The conversation drifted to the Tates in London and everybody else expressed a preference for the Tate Modern. One or two people positively gushed in appreciation of the works of genius housed there. I wrinkled my nose.

‘Can’t stand it,’ I said. ‘It irritates me.’

Raised eyebrows all round.

‘Seriously. It’s full of pretentious rubbish. So much more of what passes for ‘art’ does not display any talent. None of any artistic merit, anyway.’

There were audible gasps. I am old enough now not to care if I don’t appear sophisticated. I am secure enough in my opinions to proffer them fearlessly. In fact, I was a little amused. It did occur to me that these artistic people seemed to think that in order to appear sophisticated and knowledgeable about Art, they felt that they must profess appreciation of the most outlandish offerings labeled ‘Art’.

‘The beauty of modern art is that it can be whatever you want it to be,’ one of the Artists told me. ‘You need to be able to look at it and see beyond what’s on the canvas or in the frame.’

I smiled, remembering how, on a visit to the Tate Modern my eldest daughter – then aged just five – pronounced how she could have ‘done something like that’. I was in no position to disagree with her.
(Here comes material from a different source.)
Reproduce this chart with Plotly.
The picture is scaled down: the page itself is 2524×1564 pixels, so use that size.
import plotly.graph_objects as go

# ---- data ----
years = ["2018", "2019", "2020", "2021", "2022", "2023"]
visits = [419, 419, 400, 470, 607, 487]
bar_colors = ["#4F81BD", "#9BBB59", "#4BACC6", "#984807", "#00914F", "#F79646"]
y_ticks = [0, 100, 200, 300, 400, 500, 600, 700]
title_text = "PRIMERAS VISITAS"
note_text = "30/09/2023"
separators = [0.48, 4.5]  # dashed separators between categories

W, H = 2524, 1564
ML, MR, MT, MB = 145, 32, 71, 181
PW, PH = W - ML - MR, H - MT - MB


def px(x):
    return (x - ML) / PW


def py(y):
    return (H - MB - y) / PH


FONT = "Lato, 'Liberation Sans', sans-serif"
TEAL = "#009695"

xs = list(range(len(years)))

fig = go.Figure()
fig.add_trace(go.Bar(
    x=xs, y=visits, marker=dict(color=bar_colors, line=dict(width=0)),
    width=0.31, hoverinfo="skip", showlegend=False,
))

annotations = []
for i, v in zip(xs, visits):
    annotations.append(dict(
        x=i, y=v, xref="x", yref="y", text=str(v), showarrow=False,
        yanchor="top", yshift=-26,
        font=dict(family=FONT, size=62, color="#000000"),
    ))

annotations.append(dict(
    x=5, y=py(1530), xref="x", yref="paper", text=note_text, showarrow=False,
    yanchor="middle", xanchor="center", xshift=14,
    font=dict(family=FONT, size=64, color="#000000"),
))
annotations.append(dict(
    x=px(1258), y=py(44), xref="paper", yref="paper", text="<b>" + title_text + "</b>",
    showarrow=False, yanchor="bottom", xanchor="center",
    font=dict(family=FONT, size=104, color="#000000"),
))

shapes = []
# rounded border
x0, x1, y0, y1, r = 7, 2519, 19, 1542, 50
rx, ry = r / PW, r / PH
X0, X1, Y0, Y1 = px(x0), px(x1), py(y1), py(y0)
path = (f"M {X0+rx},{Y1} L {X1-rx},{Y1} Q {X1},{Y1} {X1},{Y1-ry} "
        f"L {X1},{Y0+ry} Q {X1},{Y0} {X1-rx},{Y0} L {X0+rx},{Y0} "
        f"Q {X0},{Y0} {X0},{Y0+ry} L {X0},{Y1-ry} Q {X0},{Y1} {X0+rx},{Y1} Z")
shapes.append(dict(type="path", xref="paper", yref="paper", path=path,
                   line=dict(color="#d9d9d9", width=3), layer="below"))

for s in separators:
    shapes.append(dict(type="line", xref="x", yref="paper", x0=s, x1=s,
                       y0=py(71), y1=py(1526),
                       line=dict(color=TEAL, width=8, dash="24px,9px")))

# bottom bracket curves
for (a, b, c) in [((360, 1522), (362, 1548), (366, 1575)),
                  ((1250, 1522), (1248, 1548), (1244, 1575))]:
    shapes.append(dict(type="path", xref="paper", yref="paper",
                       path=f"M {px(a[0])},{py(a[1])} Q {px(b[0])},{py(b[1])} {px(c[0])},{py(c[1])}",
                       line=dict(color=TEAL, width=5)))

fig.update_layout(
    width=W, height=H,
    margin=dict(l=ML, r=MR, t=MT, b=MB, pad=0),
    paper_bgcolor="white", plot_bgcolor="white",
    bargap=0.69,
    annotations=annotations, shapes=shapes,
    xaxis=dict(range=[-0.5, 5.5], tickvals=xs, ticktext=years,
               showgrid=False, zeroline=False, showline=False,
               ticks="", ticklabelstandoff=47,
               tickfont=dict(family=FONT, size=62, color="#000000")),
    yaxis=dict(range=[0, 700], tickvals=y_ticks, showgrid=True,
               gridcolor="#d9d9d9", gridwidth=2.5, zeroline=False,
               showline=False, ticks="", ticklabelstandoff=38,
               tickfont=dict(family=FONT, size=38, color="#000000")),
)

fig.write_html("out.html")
‘Can we leave now and go and look at some real paintings?’ she had asked me. She didn’t have to ask a second time, I can assure you.

To be perfectly honest, Modern Art smacks to me of  ‘The Emperor’s New Clothes’. The thinking seems to be that only those who are rather old, very conservative,  incredibly gauche or terribly unsophisticated would admit that they don’t ‘get’ it.

In conversation with these Artists, however, it suddenly occurred to me why I don’t like modern art; why I like Art to look like what it’s supposed to look like. I like pictures of people and flowers and mountains and sunsets.   My entire life has been spent in chaos. I am a past-master at making sense of madness. I have skills in that arena that – if I could teach them – would make me enough money to retire on by my next birthday!

Taking a big, awkward mess and trying to make it – inside the shell of my skull at least – into something that is ordered is something I can do with ease.

Organising chaos is first nature to me because in order to stay alive – literally – it was something I had to learn to do as a young child. So, the idea of choosing to do the same thing as a pleasurable pursuit is laughable! I don’t want to have to work at turning a load of paint splattered in a corner of a canvas into something coherent.

So I make no apology for my apparent lack of sophistication. I do not regret that I have no interest in looking at pictures that require ‘work’ to understand them. I’d much rather look at pictures that represent objects that are what they seem to be – pictures without agendas, if you will.